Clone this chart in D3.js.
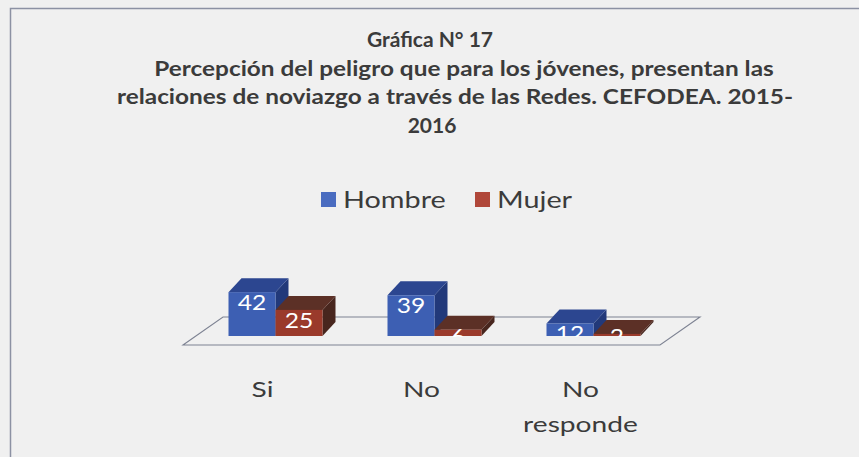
<!DOCTYPE html>
<html>
<head>
<meta charset="utf-8">
<script src="https://cdn.jsdelivr.net/npm/d3@7"></script>
<style>
  html, body { margin: 0; padding: 0; background: #f0f0f0; }
  svg { display: block; }
</style>
</head>
<body>
<div id="chart"></div>
<script>
const categories = ["Si", "No", "No responde"];
const seriesNames = ["Hombre", "Mujer"];
const hombre = [42, 39, 12];
const mujer = [25, 6, 2];
const titleLines = [
  "Gráfica N° 17",
  "Percepción del peligro que para los jóvenes, presentan las",
  "relaciones de noviazgo a través de las Redes. CEFODEA. 2015-",
  "2016"
];

const width = 859,
  height = 457,
  font = "Lato, 'Open Sans', sans-serif",
  textColor = "#3b3b3b";

// the scanned original is stretched sideways, so text gets a horizontal scale
const titleStretch = [1.0, 1.16, 1.16, 1.0],
  titleX = [430, 464, 455, 432],
  stretchText = 1.28,
  stretchLabel = 1.12;

const colors = {
  Hombre: { front: "#3d5fb3", top: "#2c4690", side: "#22397a", legend: "#4a6cc0" },
  Mujer: { front: "#9a3a2b", top: "#5c3026", side: "#48261e", legend: "#b0473a" }
};

const rows = categories.map((c, i) => ({
  cat: c,
  values: [
    { key: "Hombre", value: hombre[i] },
    { key: "Mujer", value: mujer[i] }
  ]
}));

const svg = d3
  .select("#chart")
  .append("svg")
  .attr("width", width)
  .attr("height", height);

svg.append("rect").attr("width", width).attr("height", height).attr("fill", "#f0f0f0");

// frame (only top and left edges are inside the picture)
svg
  .append("path")
  .attr("d", `M10.5,${height}V8.5H${width}`)
  .attr("fill", "none")
  .attr("stroke", "#8c91a3")
  .attr("stroke-width", 1.5);

// title
svg
  .append("g")
  .selectAll("text")
  .data(titleLines)
  .join("text")
  .attr("transform", (d, i) => `translate(${titleX[i]},${47 + i * 28.5}) scale(${titleStretch[i]},1)`)
  .attr("text-anchor", "middle")
  .attr("font-family", font)
  .attr("font-weight", "bold")
  .attr("font-size", 21)
  .attr("fill", textColor)
  .text((d) => d);

// legend
const legend = svg
  .append("g")
  .selectAll("g")
  .data(seriesNames)
  .join("g")
  .attr("transform", (d, i) => `translate(${[321, 475][i]},192)`);
legend
  .append("rect")
  .attr("width", 15)
  .attr("height", 15)
  .attr("fill", (d) => colors[d].legend);
legend
  .append("text")
  .attr("transform", `translate(22,16) scale(${stretchText},1)`)
  .attr("font-family", font)
  .attr("font-size", 22.5)
  .attr("fill", textColor)
  .text((d) => d);

// 3d geometry
const floorY = 345,
  floorDx = 40,
  floorDy = -28,
  depthDx = 13,
  depthDy = -14,
  barShift = 13;

const x0 = d3.scaleBand().domain(categories).range([183, 660]);
const x1 = d3.scaleBand().domain(seriesNames).range([-47, 47]);
const y = d3.scaleLinear().domain([0, 45]).range([336, 289]);

const floor = [
  [183, floorY],
  [660, floorY],
  [660 + floorDx, floorY + floorDy],
  [183 + floorDx, floorY + floorDy]
];
svg
  .append("path")
  .attr("d", d3.line()(floor) + "Z")
  .attr("fill", "none")
  .attr("stroke", "#7d8292")
  .attr("stroke-width", 1.1);

const bars = [];
rows.forEach((r) => {
  r.values.forEach((v) => {
    const xl = x0(r.cat) + x0.bandwidth() / 2 + barShift + x1(v.key);
    bars.push({ cat: r.cat, key: v.key, value: v.value, x: xl, w: x1.bandwidth(), top: y(v.value), base: y(0) });
  });
});

const barG = svg
  .append("g")
  .selectAll("g")
  .data(bars)
  .join("g");

barG
  .append("path")
  .attr("fill", (d) => colors[d.key].side)
  .attr("d", (d) =>
    d3.line()([
      [d.x + d.w, d.base],
      [d.x + d.w, d.top],
      [d.x + d.w + depthDx, d.top + depthDy],
      [d.x + d.w + depthDx, d.base + depthDy]
    ]) + "Z"
  );

barG
  .append("path")
  .attr("fill", (d) => colors[d.key].top)
  .attr("d", (d) =>
    d3.line()([
      [d.x, d.top],
      [d.x + d.w, d.top],
      [d.x + d.w + depthDx, d.top + depthDy],
      [d.x + depthDx, d.top + depthDy]
    ]) + "Z"
  );

barG
  .append("rect")
  .attr("x", (d) => d.x)
  .attr("y", (d) => d.top)
  .attr("width", (d) => d.w)
  .attr("height", (d) => d.base - d.top)
  .attr("fill", (d) => colors[d.key].front);

// data labels, cut at the bar base like the original
svg
  .append("clipPath")
  .attr("id", "labclip")
  .append("rect")
  .attr("x", 0)
  .attr("y", 0)
  .attr("width", width)
  .attr("height", y(0) + 1);

svg
  .append("g")
  .attr("clip-path", "url(#labclip)")
  .selectAll("text")
  .data(bars)
  .join("text")
  .attr("transform", (d) => `translate(${d.x + d.w / 2},${Math.min(d.top + 18, d.base + 8)}) scale(${stretchLabel},1)`)
  .attr("text-anchor", "middle")
  .attr("font-family", font)
  .attr("font-size", 22)
  .attr("fill", "#ffffff")
  .text((d) => d.value);

// category labels
const catG = svg
  .append("g")
  .selectAll("g")
  .data(categories)
  .join("g")
  .attr("transform", (d) => `translate(${x0(d) + x0.bandwidth() / 2},397) scale(${stretchText},1)`);

catG
  .selectAll("text")
  .data((d) => (d === "No responde" ? ["No", "responde"] : [d]))
  .join("text")
  .attr("y", (d, i) => i * 35)
  .attr("text-anchor", "middle")
  .attr("font-family", font)
  .attr("font-size", 22)
  .attr("fill", textColor)
  .text((d) => d);
</script>
</body>
</html>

=======

• TASK TO CARRY OUT: Restate the whole listing above exactly, except for its images.

• WRITTEN SOLUTION:
Clone this chart in D3.js.
<!DOCTYPE html>
<html>
<head>
<meta charset="utf-8">
<script src="https://cdn.jsdelivr.net/npm/d3@7"></script>
<style>
  html, body { margin: 0; padding: 0; background: #f0f0f0; }
  svg { display: block; }
</style>
</head>
<body>
<div id="chart"></div>
<script>
const categories = ["Si", "No", "No responde"];
const seriesNames = ["Hombre", "Mujer"];
const hombre = [42, 39, 12];
const mujer = [25, 6, 2];
const titleLines = [
  "Gráfica N° 17",
  "Percepción del peligro que para los jóvenes, presentan las",
  "relaciones de noviazgo a través de las Redes. CEFODEA. 2015-",
  "2016"
];

const width = 859,
  height = 457,
  font = "Lato, 'Open Sans', sans-serif",
  textColor = "#3b3b3b";

// the scanned original is stretched sideways, so text gets a horizontal scale
const titleStretch = [1.0, 1.16, 1.16, 1.0],
  titleX = [430, 464, 455, 432],
  stretchText = 1.28,
  stretchLabel = 1.12;

const colors = {
  Hombre: { front: "#3d5fb3", top: "#2c4690", side: "#22397a", legend: "#4a6cc0" },
  Mujer: { front: "#9a3a2b", top: "#5c3026", side: "#48261e", legend: "#b0473a" }
};

const rows = categories.map((c, i) => ({
  cat: c,
  values: [
    { key: "Hombre", value: hombre[i] },
    { key: "Mujer", value: mujer[i] }
  ]
}));

const svg = d3
  .select("#chart")
  .append("svg")
  .attr("width", width)
  .attr("height", height);

svg.append("rect").attr("width", width).attr("height", height).attr("fill", "#f0f0f0");

// frame (only top and left edges are inside the picture)
svg
  .append("path")
  .attr("d", `M10.5,${height}V8.5H${width}`)
  .attr("fill", "none")
  .attr("stroke", "#8c91a3")
  .attr("stroke-width", 1.5);

// title
svg
  .append("g")
  .selectAll("text")
  .data(titleLines)
  .join("text")
  .attr("transform", (d, i) => `translate(${titleX[i]},${47 + i * 28.5}) scale(${titleStretch[i]},1)`)
  .attr("text-anchor", "middle")
  .attr("font-family", font)
  .attr("font-weight", "bold")
  .attr("font-size", 21)
  .attr("fill", textColor)
  .text((d) => d);

// legend
const legend = svg
  .append("g")
  .selectAll("g")
  .data(seriesNames)
  .join("g")
  .attr("transform", (d, i) => `translate(${[321, 475][i]},192)`);
legend
  .append("rect")
  .attr("width", 15)
  .attr("height", 15)
  .attr("fill", (d) => colors[d].legend);
legend
  .append("text")
  .attr("transform", `translate(22,16) scale(${stretchText},1)`)
  .attr("font-family", font)
  .attr("font-size", 22.5)
  .attr("fill", textColor)
  .text((d) => d);

// 3d geometry
const floorY = 345,
  floorDx = 40,
  floorDy = -28,
  depthDx = 13,
  depthDy = -14,
  barShift = 13;

const x0 = d3.scaleBand().domain(categories).range([183, 660]);
const x1 = d3.scaleBand().domain(seriesNames).range([-47, 47]);
const y = d3.scaleLinear().domain([0, 45]).range([336, 289]);

const floor = [
  [183, floorY],
  [660, floorY],
  [660 + floorDx, floorY + floorDy],
  [183 + floorDx, floorY + floorDy]
];
svg
  .append("path")
  .attr("d", d3.line()(floor) + "Z")
  .attr("fill", "none")
  .attr("stroke", "#7d8292")
  .attr("stroke-width", 1.1);

const bars = [];
rows.forEach((r) => {
  r.values.forEach((v) => {
    const xl = x0(r.cat) + x0.bandwidth() / 2 + barShift + x1(v.key);
    bars.push({ cat: r.cat, key: v.key, value: v.value, x: xl, w: x1.bandwidth(), top: y(v.value), base: y(0) });
  });
});

const barG = svg
  .append("g")
  .selectAll("g")
  .data(bars)
  .join("g");

barG
  .append("path")
  .attr("fill", (d) => colors[d.key].side)
  .attr("d", (d) =>
    d3.line()([
      [d.x + d.w, d.base],
      [d.x + d.w, d.top],
      [d.x + d.w + depthDx, d.top + depthDy],
      [d.x + d.w + depthDx, d.base + depthDy]
    ]) + "Z"
  );

barG
  .append("path")
  .attr("fill", (d) => colors[d.key].top)
  .attr("d", (d) =>
    d3.line()([
      [d.x, d.top],
      [d.x + d.w, d.top],
      [d.x + d.w + depthDx, d.top + depthDy],
      [d.x + depthDx, d.top + depthDy]
    ]) + "Z"
  );

barG
  .append("rect")
  .attr("x", (d) => d.x)
  .attr("y", (d) => d.top)
  .attr("width", (d) => d.w)
  .attr("height", (d) => d.base - d.top)
  .attr("fill", (d) => colors[d.key].front);

// data labels, cut at the bar base like the original
svg
  .append("clipPath")
  .attr("id", "labclip")
  .append("rect")
  .attr("x", 0)
  .attr("y", 0)
  .attr("width", width)
  .attr("height", y(0) + 1);

svg
  .append("g")
  .attr("clip-path", "url(#labclip)")
  .selectAll("text")
  .data(bars)
  .join("text")
  .attr("transform", (d) => `translate(${d.x + d.w / 2},${Math.min(d.top + 18, d.base + 8)}) scale(${stretchLabel},1)`)
  .attr("text-anchor", "middle")
  .attr("font-family", font)
  .attr("font-size", 22)
  .attr("fill", "#ffffff")
  .text((d) => d.value);

// category labels
const catG = svg
  .append("g")
  .selectAll("g")
  .data(categories)
  .join("g")
  .attr("transform", (d) => `translate(${x0(d) + x0.bandwidth() / 2},397) scale(${stretchText},1)`);

catG
  .selectAll("text")
  .data((d) => (d === "No responde" ? ["No", "responde"] : [d]))
  .join("text")
  .attr("y", (d, i) => i * 35)
  .attr("text-anchor", "middle")
  .attr("font-family", font)
  .attr("font-size", 22)
  .attr("fill", textColor)
  .text((d) => d);
</script>
</body>
</html>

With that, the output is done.